- _Given instruction_
The lines from the beginning of the records below through the one holding "import plotly.graph_objects as go" are to be copied exactly; leave the pictures out.

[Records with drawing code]
• • • • • • •
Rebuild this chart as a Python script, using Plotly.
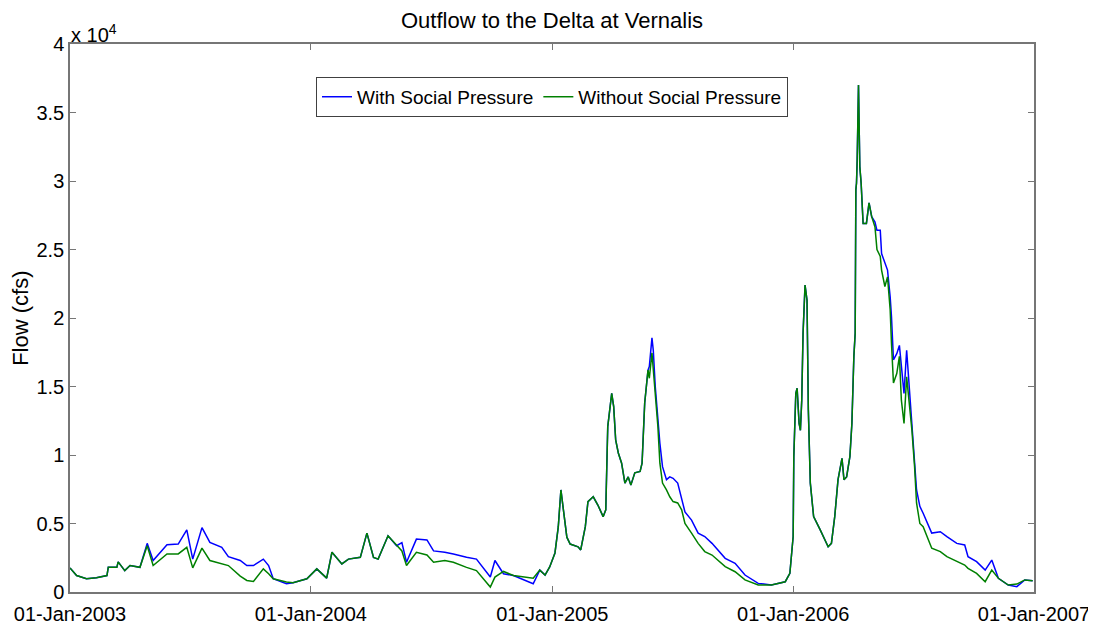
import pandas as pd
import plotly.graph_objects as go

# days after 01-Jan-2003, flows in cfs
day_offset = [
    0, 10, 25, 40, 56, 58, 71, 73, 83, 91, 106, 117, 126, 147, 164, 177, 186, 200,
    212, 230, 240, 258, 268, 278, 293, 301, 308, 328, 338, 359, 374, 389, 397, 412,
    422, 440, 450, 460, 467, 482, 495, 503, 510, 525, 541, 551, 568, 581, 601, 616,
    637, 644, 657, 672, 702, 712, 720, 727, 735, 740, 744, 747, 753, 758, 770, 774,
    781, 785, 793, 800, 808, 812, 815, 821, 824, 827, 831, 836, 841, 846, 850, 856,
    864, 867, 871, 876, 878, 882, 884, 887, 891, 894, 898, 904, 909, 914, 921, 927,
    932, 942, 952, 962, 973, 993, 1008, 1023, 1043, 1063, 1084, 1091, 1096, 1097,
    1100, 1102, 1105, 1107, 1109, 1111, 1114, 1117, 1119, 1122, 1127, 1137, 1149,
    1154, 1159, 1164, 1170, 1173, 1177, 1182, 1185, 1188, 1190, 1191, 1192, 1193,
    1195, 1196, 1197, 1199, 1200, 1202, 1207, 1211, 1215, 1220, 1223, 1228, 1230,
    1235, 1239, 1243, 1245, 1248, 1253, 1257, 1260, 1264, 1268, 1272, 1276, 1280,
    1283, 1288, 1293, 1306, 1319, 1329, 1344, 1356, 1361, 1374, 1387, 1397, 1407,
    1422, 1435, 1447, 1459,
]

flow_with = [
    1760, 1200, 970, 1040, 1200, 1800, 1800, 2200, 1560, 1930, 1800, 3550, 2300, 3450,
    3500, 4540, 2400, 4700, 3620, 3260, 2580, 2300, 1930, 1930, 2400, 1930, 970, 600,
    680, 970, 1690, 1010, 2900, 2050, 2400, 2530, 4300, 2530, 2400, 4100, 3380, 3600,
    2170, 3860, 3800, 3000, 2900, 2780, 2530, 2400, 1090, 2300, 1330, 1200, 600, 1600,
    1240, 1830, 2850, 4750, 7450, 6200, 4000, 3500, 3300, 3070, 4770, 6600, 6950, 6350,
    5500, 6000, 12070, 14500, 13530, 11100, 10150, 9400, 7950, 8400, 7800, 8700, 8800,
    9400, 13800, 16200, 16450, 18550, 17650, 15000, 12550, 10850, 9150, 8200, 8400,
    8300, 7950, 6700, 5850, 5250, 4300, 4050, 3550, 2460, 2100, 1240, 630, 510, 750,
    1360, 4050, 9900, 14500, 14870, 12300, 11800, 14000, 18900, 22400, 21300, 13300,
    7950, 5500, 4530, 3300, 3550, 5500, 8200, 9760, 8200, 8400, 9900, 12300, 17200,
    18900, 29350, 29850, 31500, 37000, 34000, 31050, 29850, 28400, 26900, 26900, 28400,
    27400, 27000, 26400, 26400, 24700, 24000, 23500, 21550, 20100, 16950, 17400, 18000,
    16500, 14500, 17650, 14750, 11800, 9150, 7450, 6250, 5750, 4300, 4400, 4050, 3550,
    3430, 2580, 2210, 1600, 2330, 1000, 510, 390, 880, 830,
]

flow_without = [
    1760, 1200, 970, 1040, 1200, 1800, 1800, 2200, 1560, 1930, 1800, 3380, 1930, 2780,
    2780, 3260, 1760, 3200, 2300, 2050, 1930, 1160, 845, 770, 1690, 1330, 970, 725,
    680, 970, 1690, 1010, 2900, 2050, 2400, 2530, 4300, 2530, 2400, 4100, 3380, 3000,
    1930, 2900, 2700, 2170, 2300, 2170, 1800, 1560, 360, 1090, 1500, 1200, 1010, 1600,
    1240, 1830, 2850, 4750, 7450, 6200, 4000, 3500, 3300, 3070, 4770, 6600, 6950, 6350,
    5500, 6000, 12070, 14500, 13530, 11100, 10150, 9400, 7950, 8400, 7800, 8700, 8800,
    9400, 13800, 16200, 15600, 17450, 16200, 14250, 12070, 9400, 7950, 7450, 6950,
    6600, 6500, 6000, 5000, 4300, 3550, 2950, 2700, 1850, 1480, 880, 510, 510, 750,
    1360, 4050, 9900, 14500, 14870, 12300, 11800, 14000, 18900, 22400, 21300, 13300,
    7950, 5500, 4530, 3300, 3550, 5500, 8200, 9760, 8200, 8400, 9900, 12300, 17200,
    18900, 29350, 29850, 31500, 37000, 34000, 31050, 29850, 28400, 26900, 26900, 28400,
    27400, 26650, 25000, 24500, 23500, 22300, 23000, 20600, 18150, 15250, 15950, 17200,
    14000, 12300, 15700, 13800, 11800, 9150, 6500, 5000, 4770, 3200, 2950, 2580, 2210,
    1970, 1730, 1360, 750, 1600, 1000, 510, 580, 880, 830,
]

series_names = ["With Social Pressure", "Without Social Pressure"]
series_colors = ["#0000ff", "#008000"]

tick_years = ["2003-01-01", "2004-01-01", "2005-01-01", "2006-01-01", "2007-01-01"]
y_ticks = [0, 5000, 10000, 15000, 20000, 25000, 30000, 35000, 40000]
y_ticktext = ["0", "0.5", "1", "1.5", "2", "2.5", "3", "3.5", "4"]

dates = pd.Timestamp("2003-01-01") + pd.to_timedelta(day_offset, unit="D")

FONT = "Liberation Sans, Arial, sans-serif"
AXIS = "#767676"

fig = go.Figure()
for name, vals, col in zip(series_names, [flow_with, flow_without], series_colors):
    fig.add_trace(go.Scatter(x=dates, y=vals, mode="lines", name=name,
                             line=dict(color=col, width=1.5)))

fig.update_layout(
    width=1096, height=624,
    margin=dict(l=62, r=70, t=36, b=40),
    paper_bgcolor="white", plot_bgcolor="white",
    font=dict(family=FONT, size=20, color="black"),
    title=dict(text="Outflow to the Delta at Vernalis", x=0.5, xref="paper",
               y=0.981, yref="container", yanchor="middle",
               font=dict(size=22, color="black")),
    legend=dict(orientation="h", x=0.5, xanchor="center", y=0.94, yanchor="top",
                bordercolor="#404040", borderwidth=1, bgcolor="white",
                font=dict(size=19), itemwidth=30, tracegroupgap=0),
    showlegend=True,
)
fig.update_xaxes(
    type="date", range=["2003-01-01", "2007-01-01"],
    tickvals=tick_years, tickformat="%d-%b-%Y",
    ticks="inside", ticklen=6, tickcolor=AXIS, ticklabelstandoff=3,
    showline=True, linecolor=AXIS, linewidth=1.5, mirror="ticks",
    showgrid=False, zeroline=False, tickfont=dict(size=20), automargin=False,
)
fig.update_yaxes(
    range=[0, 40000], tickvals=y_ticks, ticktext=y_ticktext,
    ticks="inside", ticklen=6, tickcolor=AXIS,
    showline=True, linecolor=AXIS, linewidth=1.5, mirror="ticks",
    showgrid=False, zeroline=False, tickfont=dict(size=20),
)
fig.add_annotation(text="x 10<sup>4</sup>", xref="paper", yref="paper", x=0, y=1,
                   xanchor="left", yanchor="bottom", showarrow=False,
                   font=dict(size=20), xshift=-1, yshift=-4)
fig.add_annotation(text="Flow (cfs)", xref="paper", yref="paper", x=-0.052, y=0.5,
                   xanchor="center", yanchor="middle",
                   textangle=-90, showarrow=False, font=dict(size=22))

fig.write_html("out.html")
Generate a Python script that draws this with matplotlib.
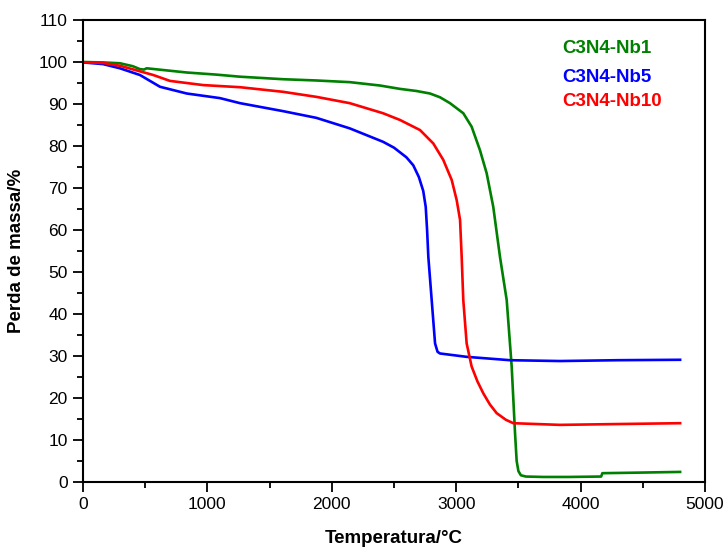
• • • • • • •
- _Complete output_
Rebuild this chart as a Python script, using Plotly.
import pandas as pd
import plotly.graph_objects as go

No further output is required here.